Knowing that Picasso by then had acquired the status of an Old Master, the Ganzes began shortly afterward to collect Jasper Johns, Robert Rauschenberg and later Frank Stella. When these artists, in their turn, had assumed magisterial status, the couple once again turned to young and less familiar artists, especially to Eva Hesse, Dorothea Rockburne and Mel Bochner. In every case the Ganzes worked as equal partners and showed a degree of discrimination that was much admired by museum professionals.[4]
During the rest of his life Ganz and his wife gathered several masterpieces for very low prices. The Ganzes accumulated works by Jasper Johns, Eva Hesse, Robert Rauschenberg, Frank Stella, Mel Bochner and other artists whom the couple championed and befriended. Their understanding of emerging leaders of the art world earned Victor appointments in leading museums and associations. On his retirement, he gave all his time and energy to public service for art. A trustee of the Whitney Museum beginning in 1981 and its vice president when he died, Ganz was the only active trustee to have served on all its acquisition committees. He was also chairman of the Battery Park City Fine Arts Committee from its inception in 1982 to his death. In 1985 Ganz served on the museum's advisory panel of the National Endowment for the Arts.[4]

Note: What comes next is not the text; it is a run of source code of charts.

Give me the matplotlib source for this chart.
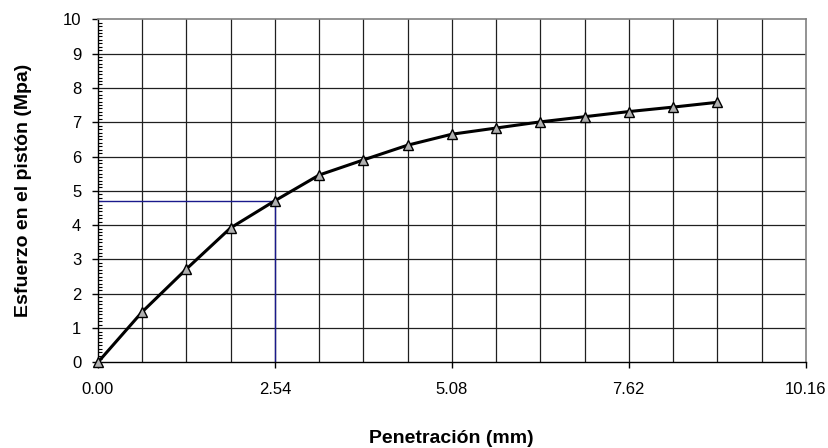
import numpy as np
import matplotlib
matplotlib.use("Agg")
import matplotlib.pyplot as plt
from matplotlib.ticker import MultipleLocator, FixedLocator

plt.rcParams['font.family'] = ['Liberation Sans', 'DejaVu Sans']

# penetracion (mm) y esfuerzo (MPa)
penetracion = [0.0, 0.635, 1.27, 1.905, 2.54, 3.175, 3.81, 4.445,
               5.08, 5.715, 6.35, 6.985, 7.62, 8.255, 8.89]
esfuerzo = [0.0, 1.47, 2.72, 3.92, 4.71, 5.46, 5.90, 6.33,
            6.65, 6.83, 7.01, 7.16, 7.31, 7.44, 7.58]
x_ticks = [0.0, 2.54, 5.08, 7.62, 10.16]
x_ref, y_ref = 2.54, 4.71

fig = plt.figure(figsize=(8.29, 4.48), dpi=100)
ax = fig.add_axes([0.118, 0.191, 0.854, 0.766])

ax.set_xlim(0, 10.16)
ax.set_ylim(0, 10)

# rejilla
for xv in np.arange(1, 16) * 0.635:
    ax.axvline(xv, color='#202020', lw=0.9, zorder=1)
for yv in range(1, 10):
    ax.axhline(yv, color='#202020', lw=0.9, zorder=1)

# linea de referencia
ax.plot([0, x_ref, x_ref], [y_ref, y_ref, 0], color='#1a1a8c', lw=1.0, zorder=2)

ax.plot(penetracion, esfuerzo, color='black', lw=2.2, marker='^',
        markersize=7.5, markerfacecolor='#b0b0b0', markeredgecolor='black',
        markeredgewidth=1.0, zorder=3, clip_on=False)

ax.xaxis.set_major_locator(FixedLocator(x_ticks))
ax.set_xticklabels([f"{v:.2f}" for v in x_ticks])
ax.yaxis.set_major_locator(MultipleLocator(1))
ax.yaxis.set_minor_locator(MultipleLocator(0.1))
ax.tick_params(axis='x', which='major', direction='out', length=4,
               width=1, labelsize=12, colors='black', pad=10)
ax.tick_params(axis='y', which='major', direction='out', length=4,
               width=1, labelsize=12, colors='black', pad=8)
ax.tick_params(axis='y', which='minor', direction='in', length=3, width=0.8)

for s in ['top', 'right']:
    ax.spines[s].set_color('#808080')
    ax.spines[s].set_linewidth(1.2)
for s in ['left', 'bottom']:
    ax.spines[s].set_color('black')
    ax.spines[s].set_linewidth(1.0)

ax.set_xlabel('Penetración (mm)', fontsize=14, fontweight='bold', labelpad=24)
ax.set_ylabel('Esfuerzo en el pistón (Mpa)', fontsize=14, fontweight='bold', labelpad=22)

fig.savefig('out.png', dpi=100)
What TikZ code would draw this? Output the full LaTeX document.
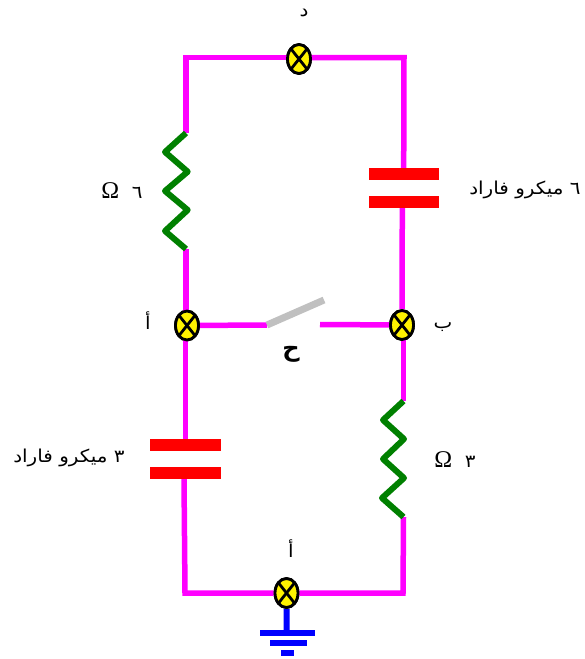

Victor died of lung cancer at his home in New York on October 26, 1987, at age 74. Sally died January 27, 1997, also at home, aged 85.[5]
Sally Ganz consigned 12 paintings to Sotheby's, where they sold for $48.4 million on November 10, 1988, the third-highest gross for a collection of modern and contemporary art sold at auction.[6] Inheritance taxes forced the Ganzes' children to dispose of the most valuable part of the collection in 1997. In November 1997, works from the collection were sold in four separate auctions at Christie's, New York. At the time, Christie's estimated the sales to fetch more than $125 million.
The most important works were sold on November 10, 1997 in a single owner sale of 58 works of which 57 sold. Christie's had put the Ganz collection up for viewing for a month preceding the auction at its Park Avenue galleries and at its annex at 308 East 59th Street.[7] More than 25,000 people visited Christie's to view the works and more than 2,000 people attended the auction.[8] [9]
For 73 of the 114 works sold in 1997, initial purchase prices are known. In 1997 dollars, these works had cost $4.9 million and fetched $206.5 million (including buyer's premium) in November, 1997. The Ganzes are estimated to have netted revenue of $183.8 million. The annualized growth in value (after inflation) was 12.06%, or 11.74% after seller's commissions. At the time of the auction, it was the largest private owner art sale in history.